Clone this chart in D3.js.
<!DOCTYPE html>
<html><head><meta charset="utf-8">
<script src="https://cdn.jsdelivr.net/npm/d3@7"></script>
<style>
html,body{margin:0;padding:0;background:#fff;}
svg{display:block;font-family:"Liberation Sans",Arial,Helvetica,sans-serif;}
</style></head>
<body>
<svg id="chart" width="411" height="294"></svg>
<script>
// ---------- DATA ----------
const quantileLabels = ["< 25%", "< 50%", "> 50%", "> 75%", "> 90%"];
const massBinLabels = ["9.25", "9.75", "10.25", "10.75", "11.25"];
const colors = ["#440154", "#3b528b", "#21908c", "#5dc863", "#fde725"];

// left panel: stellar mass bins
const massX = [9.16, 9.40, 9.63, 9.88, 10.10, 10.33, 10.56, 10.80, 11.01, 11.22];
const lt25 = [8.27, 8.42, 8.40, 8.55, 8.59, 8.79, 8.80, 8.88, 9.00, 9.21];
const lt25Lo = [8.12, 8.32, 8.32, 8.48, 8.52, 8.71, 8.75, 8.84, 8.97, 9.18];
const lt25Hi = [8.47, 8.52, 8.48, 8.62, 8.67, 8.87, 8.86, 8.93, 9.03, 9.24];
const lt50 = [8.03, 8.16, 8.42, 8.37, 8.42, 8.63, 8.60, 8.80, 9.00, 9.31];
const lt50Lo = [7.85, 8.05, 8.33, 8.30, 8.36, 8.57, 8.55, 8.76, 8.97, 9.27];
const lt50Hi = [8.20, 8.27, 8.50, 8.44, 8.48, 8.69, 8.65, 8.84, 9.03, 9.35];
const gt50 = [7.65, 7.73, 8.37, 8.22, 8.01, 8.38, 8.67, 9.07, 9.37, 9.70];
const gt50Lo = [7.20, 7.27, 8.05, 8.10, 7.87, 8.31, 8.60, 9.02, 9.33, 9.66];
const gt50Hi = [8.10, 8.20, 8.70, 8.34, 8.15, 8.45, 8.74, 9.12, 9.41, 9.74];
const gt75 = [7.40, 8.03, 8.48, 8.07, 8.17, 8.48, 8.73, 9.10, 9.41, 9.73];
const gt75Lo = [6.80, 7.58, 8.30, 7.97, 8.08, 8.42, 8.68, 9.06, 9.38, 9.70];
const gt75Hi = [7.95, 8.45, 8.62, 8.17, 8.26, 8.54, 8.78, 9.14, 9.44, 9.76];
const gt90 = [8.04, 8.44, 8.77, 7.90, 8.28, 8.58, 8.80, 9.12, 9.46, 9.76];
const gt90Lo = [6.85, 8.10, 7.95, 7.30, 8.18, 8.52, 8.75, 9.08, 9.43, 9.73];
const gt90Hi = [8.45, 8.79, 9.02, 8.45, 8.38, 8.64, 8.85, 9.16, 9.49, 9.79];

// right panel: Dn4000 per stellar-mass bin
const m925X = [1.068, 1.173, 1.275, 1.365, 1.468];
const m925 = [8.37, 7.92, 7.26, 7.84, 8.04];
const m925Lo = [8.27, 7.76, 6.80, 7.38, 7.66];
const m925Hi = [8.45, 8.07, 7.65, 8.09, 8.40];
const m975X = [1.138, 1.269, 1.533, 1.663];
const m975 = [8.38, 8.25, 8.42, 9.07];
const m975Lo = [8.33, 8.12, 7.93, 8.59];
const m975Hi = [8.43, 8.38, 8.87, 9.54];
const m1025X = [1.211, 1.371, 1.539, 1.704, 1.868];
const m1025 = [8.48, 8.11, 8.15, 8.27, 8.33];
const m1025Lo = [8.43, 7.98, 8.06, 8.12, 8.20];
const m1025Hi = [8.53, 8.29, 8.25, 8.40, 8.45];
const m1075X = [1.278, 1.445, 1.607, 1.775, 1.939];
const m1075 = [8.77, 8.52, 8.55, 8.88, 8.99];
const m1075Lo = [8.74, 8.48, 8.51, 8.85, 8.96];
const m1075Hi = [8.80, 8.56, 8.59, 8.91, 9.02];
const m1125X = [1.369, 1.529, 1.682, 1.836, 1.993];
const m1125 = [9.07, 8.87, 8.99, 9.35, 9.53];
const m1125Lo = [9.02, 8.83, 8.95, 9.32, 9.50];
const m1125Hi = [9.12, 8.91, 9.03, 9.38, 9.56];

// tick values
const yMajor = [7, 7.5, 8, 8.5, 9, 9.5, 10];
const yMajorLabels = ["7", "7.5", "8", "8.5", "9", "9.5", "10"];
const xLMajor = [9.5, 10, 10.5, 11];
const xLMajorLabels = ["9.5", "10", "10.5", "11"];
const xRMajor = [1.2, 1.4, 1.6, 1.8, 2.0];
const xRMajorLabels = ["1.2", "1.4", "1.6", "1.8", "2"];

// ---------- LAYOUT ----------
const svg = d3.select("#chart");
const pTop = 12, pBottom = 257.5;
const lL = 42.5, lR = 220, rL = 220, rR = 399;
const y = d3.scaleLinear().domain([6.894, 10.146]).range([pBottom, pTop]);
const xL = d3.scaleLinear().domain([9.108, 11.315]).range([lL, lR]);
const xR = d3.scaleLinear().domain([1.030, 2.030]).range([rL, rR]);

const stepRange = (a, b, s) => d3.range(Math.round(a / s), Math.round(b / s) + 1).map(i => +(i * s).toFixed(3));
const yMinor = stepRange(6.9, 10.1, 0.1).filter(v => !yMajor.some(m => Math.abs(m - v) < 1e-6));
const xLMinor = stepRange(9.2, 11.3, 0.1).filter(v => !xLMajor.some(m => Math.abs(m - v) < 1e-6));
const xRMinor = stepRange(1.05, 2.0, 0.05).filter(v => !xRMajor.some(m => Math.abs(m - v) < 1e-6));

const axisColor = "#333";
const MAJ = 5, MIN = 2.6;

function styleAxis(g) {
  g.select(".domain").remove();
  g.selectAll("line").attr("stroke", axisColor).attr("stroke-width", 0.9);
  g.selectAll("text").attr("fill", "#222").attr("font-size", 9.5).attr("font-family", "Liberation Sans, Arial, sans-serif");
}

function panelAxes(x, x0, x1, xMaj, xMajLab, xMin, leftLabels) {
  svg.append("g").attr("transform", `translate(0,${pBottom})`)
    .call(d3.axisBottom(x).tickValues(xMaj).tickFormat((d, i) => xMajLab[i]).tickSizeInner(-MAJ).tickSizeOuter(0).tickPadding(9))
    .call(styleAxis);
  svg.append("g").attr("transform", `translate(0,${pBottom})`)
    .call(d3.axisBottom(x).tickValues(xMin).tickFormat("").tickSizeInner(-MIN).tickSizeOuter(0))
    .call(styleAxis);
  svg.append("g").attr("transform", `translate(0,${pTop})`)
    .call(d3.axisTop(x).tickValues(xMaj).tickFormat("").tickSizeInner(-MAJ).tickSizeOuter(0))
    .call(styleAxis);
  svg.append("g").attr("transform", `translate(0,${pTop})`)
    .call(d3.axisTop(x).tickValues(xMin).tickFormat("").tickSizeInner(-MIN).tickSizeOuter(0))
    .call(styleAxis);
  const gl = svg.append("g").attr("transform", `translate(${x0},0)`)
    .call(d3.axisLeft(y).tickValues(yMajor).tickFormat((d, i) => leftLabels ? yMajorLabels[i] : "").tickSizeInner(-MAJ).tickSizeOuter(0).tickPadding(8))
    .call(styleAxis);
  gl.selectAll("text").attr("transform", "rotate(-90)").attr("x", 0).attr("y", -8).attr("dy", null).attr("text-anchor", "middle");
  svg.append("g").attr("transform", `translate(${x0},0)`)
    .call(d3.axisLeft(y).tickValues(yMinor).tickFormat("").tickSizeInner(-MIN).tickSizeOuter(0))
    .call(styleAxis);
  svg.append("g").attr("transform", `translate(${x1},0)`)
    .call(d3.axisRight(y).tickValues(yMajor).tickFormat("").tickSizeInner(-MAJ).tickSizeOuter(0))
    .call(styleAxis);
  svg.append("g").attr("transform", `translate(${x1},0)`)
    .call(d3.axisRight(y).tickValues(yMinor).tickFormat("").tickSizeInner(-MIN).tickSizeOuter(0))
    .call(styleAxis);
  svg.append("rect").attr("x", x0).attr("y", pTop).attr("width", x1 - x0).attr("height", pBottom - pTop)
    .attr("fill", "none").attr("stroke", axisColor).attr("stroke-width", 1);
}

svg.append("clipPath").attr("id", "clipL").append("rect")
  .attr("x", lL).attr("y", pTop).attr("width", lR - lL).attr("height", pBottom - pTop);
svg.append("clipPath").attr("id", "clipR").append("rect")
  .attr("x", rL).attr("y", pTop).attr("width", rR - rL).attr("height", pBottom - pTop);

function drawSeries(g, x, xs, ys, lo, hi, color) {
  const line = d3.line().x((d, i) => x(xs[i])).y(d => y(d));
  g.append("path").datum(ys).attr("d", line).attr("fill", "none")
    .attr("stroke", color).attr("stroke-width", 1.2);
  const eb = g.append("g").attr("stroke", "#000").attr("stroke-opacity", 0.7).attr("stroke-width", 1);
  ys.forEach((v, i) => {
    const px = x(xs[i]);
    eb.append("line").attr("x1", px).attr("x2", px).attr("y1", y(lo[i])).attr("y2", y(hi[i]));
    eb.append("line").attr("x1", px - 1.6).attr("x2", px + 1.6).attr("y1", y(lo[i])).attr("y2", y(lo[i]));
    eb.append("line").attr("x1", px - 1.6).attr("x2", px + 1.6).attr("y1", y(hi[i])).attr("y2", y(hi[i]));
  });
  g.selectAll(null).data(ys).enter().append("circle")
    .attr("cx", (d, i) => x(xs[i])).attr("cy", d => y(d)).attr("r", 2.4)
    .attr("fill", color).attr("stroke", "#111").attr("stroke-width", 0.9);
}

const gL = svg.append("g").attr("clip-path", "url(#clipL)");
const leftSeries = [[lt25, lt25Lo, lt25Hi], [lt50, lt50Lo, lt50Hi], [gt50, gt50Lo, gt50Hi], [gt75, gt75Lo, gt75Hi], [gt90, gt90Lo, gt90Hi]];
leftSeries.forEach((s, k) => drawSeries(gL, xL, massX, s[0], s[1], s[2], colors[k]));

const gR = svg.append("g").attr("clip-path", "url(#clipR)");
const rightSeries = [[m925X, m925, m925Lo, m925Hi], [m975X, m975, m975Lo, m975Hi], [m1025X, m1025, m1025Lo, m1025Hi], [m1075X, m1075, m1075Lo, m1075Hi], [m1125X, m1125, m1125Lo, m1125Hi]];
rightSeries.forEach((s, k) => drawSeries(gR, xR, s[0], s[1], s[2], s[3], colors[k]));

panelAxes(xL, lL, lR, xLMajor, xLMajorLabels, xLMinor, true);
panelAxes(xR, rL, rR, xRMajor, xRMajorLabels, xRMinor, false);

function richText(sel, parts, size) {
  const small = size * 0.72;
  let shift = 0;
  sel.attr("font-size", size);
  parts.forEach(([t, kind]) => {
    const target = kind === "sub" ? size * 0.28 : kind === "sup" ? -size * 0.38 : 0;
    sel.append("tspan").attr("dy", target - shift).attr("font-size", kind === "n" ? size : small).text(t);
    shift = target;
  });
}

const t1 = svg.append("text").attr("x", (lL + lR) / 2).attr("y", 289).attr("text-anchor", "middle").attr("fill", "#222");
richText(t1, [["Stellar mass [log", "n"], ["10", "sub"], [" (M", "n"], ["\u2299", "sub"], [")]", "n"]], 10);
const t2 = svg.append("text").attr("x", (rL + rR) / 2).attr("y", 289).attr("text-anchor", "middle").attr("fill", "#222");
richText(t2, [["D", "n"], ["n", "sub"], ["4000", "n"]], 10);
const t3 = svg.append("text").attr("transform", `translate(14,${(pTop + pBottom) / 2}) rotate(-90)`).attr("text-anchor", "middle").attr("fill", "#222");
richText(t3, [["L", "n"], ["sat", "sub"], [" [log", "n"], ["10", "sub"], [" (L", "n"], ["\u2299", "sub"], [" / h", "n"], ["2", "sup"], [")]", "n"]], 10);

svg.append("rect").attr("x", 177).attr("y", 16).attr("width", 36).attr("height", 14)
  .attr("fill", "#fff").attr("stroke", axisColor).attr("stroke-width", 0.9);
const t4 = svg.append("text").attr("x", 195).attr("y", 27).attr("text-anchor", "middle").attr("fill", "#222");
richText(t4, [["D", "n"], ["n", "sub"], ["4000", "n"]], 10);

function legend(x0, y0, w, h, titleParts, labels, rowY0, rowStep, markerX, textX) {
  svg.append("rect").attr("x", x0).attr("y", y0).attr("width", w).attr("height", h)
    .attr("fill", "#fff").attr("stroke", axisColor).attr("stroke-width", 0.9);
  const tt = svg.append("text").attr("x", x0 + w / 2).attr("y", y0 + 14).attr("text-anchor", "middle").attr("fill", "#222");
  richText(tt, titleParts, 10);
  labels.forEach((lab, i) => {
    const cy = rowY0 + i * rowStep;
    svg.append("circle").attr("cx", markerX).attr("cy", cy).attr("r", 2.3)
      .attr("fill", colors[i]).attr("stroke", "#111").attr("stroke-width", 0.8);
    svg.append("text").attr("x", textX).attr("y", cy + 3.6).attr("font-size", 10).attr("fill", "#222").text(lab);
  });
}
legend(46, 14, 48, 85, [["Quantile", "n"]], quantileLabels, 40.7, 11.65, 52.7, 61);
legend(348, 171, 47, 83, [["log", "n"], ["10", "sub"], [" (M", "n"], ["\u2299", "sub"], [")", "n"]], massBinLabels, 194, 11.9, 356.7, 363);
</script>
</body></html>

* * * * * * *

* WHAT THE TASK ASKS
Each line of the material that holds the string "chart" counts once; give the total alone.

* COMPLETE OUTPUT
3